Y fue de allí que se rescató el viejo pergamino del Tratado de Waitangi y se creó un tribunal especial con ese nombre. Esa sería la instancia donde acoger las demandas sobre apropiaciones de tierras, acceso especial a la pesca, respeto al idioma, educación con cultura propia. Y un acceso igualitario y de respeto ante las diversas tareas que el país se ha propuesto para ser moderno, democrático, innovador e integrado.
Hoy Nueva Zelanda lo conduce una talentosa mujer, Jacinda Ardern, que a los 37 años se convirtió en la jefa de gobierno más joven del mundo. El año próximo se cumplirán 50 años desde que Chile y Nueva Zelandia decidieran abrir sus respectivas embajadas en ambas capitales, Santiago y Wellington. La leche fue clave desde los primeros intercambios: sin el aporte neozelandés Allende no habría podido impulsar su “medio litro de leche” para cada niño chileno.
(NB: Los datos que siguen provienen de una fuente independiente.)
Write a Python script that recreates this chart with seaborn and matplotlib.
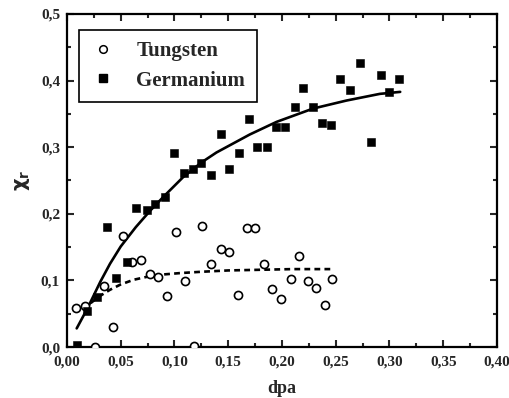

Hoy ya más de 7.000 jóvenes chilenos han vivido allá bajo la experiencia del “working holiday”, los vuelos son directos y el acuerdo de Asociación de Economía Digital, junto a Singapur, creó un puente entre ambos países propio de los desafíos del siglo XXI.
Pero, junto con eso, hay otras realidades que dicen mucho en sus símbolos y también construyen puentes: aquí Elisa Loncón, profesora mapuche, preside la Convención Constituyente; allá, Nanaia Mahuta, maorí, es la primera mujer en ejercer como Ministra de Relaciones Exteriores de Nueva Zelanda. Signos de los tiempos. Nueva Zelanda, país vecino, nos dice como se construye un orgullo nacional compartido.